// / Y /
Mathangi Arulpragasam delivers intriguingly fluxed up genre bending third album
Olaf Tyaransen, 01 Jul 2010

Back in the last century, Stereo MCs advised us all to get ourselves connected. Get yourself connected Noughties-style, though, and you're never too far from 'The Man'. The intriguingly fonted // / Y / opens thus: "Head bone connects to the neck bone... neck bone connects to the arm bone... arm bone connects to the hand bone... hand bone connects to the internet... connected to the Google... connected to the government."
The third album from Mercury-nominated, British rapper and political activist Mathangi 'Maya' Arulpragasam – better known as M.I.A. – is a sonically complicated multicultural concatenation of raps, rhymes, shrieks, squawks, samples, newstalk, digital beats, bleats and techno-babble. It's also very much a record of the moment – iPhones, tweets, search engines and so forth are all name-checked in the lyrical mix.
Genre-wise, file under 'Miscellaneous'. Over 12 eclectic, skip-hopping tracks, M.I.A. never really beds down in any one place. Co-produced with Diplo, Blaqstarr, Rusko and Switch (seriously, who names these guys?), it is by turns poppy, rocky, industrial, experimental, electronic, alternative, hip-hop, etc. You can occasionally dance to it, but never for very long: that, it seems, isn't the point. Rather, it's like a wild spin of the dial through the distant stations of a Burroughs-ian dead city radio. After a few listens, then, it starts to make a warped kind of distorted sense, based on the nonsense of it all. Thematically, it's all about control, war, media, politics, religion and individuality. Just because you're paranoid, it doesn't mean they're not out to get you, seems to be the message.
There's some great music here. Lead single 'XXXO' is a brilliant slice of R'n'B, showcasing a side of M.I.A.'s talent that her label executives would probably prefer she further exploited. No chance, though, "You want me be somebody who I'm really not," she declaims.

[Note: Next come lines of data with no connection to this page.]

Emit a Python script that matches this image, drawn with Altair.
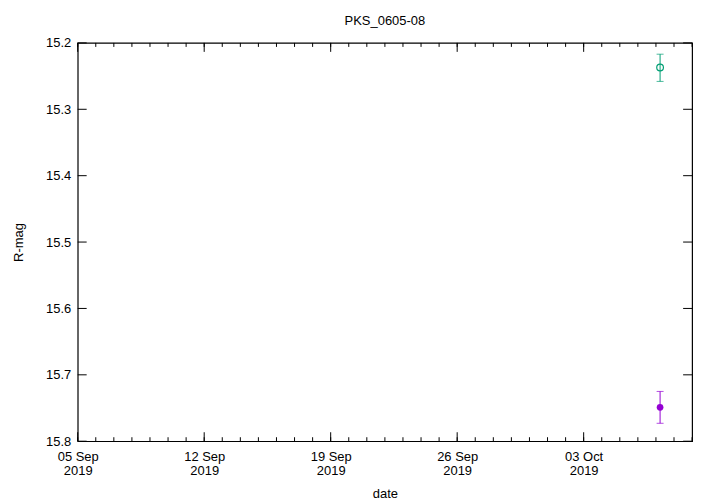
import altair as alt
import pandas as pd

# ---- data ----
chart_title = "PKS_0605-08"
obs_dates = ["2019-10-07T05:30:00Z", "2019-10-07T05:30:00Z"]
obs_series = ["filled", "open"]
obs_mag = [15.749, 15.237]
obs_lo = [15.725, 15.217]
obs_hi = [15.773, 15.258]
series_colors = ["#9400d3", "#009e73"]

major_dates = ["2019-09-05T00:00:00Z", "2019-09-12T00:00:00Z", "2019-09-19T00:00:00Z",
               "2019-09-26T00:00:00Z", "2019-10-03T00:00:00Z"]
minor_dates = [d.strftime("%Y-%m-%dT00:00:00Z") for d in pd.date_range("2019-09-05", "2019-10-09", freq="D")]
y_ticks = [15.2, 15.3, 15.4, 15.5, 15.6, 15.7, 15.8]

W, H = 617, 400
FONT = "Liberation Sans"

obs = pd.DataFrame({"date": obs_dates, "series": obs_series, "mag": obs_mag,
                    "lo": obs_lo, "hi": obs_hi})
major_df = pd.DataFrame({"date": major_dates})
minor_df = pd.DataFrame({"date": minor_dates})
ytick_df = pd.DataFrame({"mag": y_ticks})

xscale = alt.Scale(type="utc", domain=[alt.DateTime(year=2019, month=9, date=5, utc=True),
                                       alt.DateTime(year=2019, month=10, date=9, utc=True)])
yscale = alt.Scale(domain=[15.2, 15.8], reverse=True, zero=False, nice=False)

xaxis = alt.Axis(
    values=[alt.DateTime(year=2019, month=9, date=d, utc=True) for d in (5, 12, 19, 26)]
    + [alt.DateTime(year=2019, month=10, date=3, utc=True)],
    labelExpr="[utcFormat(datum.value, '%d %b'), utcFormat(datum.value, '%Y')]",
    labelLineHeight=14, labelPadding=9, labelFlush=False, labelOverlap=False,
    ticks=False, domain=False, grid=False, title="date",
    titleX=W / 2, titleY=53, titleBaseline="middle", titleAlign="center",
)
yaxis = alt.Axis(
    values=y_ticks, format=".1f", ticks=False, domain=False, grid=False,
    labelPadding=7, title="R-mag", titleAngle=270, titleX=-59, titleY=H / 2,
    titleBaseline="middle", titleAlign="center",
)


def X(field="date"):
    return alt.X(f"{field}:T", scale=xscale, axis=xaxis, title="date")


def Y(field="mag"):
    return alt.Y(f"{field}:Q", scale=yscale, axis=yaxis, title="R-mag")


color = alt.Color("series:N", scale=alt.Scale(domain=obs_series, range=series_colors), legend=None)

err = alt.Chart(obs).mark_rule(strokeWidth=1).encode(x=X(), y=Y("lo"), y2="hi", color=color)
cap_lo = alt.Chart(obs).mark_tick(orient="horizontal", size=7, thickness=1).encode(x=X(), y=Y("lo"), color=color)
cap_hi = alt.Chart(obs).mark_tick(orient="horizontal", size=7, thickness=1).encode(x=X(), y=Y("hi"), color=color)
filled_pts = alt.Chart(obs).transform_filter(alt.datum.series == "filled").mark_point(
    filled=True, size=45, opacity=1, shape="circle").encode(x=X(), y=Y(), color=color)
open_pts = alt.Chart(obs).transform_filter(alt.datum.series == "open").mark_point(
    filled=False, size=45, strokeWidth=1.2, opacity=1, shape="circle").encode(x=X(), y=Y(), color=color)

tick_style = dict(color="black", strokeWidth=1)
maj_bot = alt.Chart(major_df).mark_rule(**tick_style).encode(x=X(), y=alt.value(H), y2=alt.value(H - 9))
maj_top = alt.Chart(major_df).mark_rule(**tick_style).encode(x=X(), y=alt.value(0), y2=alt.value(9))
min_bot = alt.Chart(minor_df).mark_rule(**tick_style).encode(x=X(), y=alt.value(H), y2=alt.value(H - 4))
min_top = alt.Chart(minor_df).mark_rule(**tick_style).encode(x=X(), y=alt.value(0), y2=alt.value(4))
y_left = alt.Chart(ytick_df).mark_rule(**tick_style).encode(y=Y(), x=alt.value(0), x2=alt.value(9))
y_right = alt.Chart(ytick_df).mark_rule(**tick_style).encode(y=Y(), x=alt.value(W), x2=alt.value(W - 9))

chart = alt.layer(
    min_bot, min_top, maj_bot, maj_top, y_left, y_right,
    err, cap_lo, cap_hi, filled_pts, open_pts,
).properties(
    width=W, height=H,
    title=alt.TitleParams(chart_title, font=FONT, fontSize=13, fontWeight="normal",
                          color="black", anchor="middle", offset=9),
    autosize=alt.AutoSizeParams(type="none"),
    padding={"left": 70, "top": 34, "right": 20, "bottom": 62},
    background="white",
).configure_view(
    stroke="black", strokeWidth=1.2,
).configure_axis(
    labelFont=FONT, labelFontSize=13, labelColor="black",
    titleFont=FONT, titleFontSize=13, titleFontWeight="normal", titleColor="black",
)

chart.save("out.html", embed_options={"renderer": "svg", "actions": False})
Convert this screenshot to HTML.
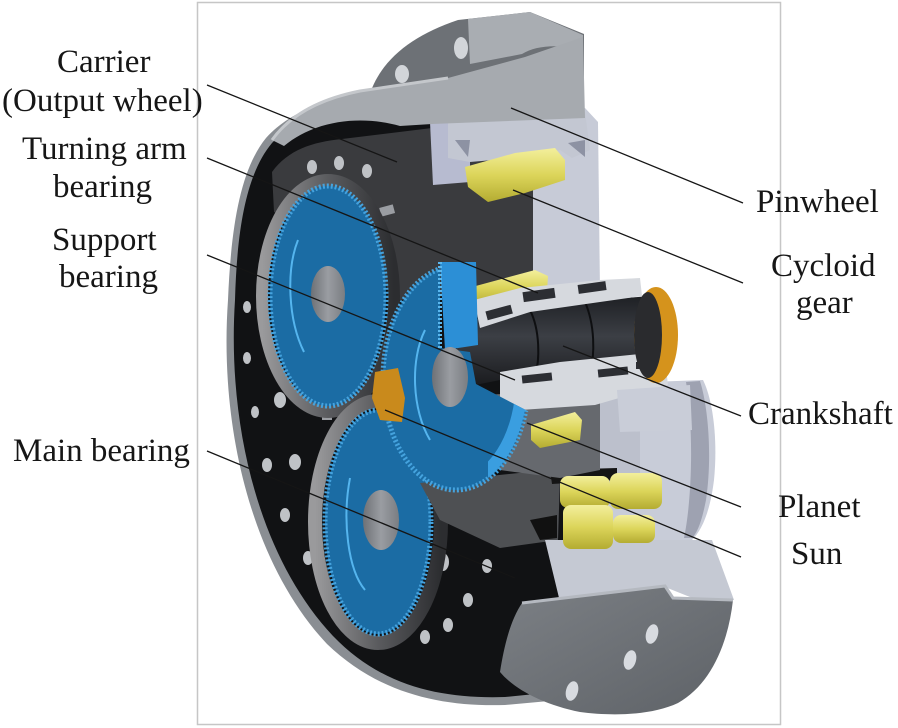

Politically pivotal standout is 'Lovalot' (which she cunningly sings as "I really love Allah"). The song alludes to the now iconic, viral photo of a gun-wielding Russian Islamic couple. The husband was a terrorist leader killed by Moscow police last year – an act his teenage wife attempted to avenge by suicide-bombing the city subway. The working title was 'A/bdurakh/man/ova', after her surname.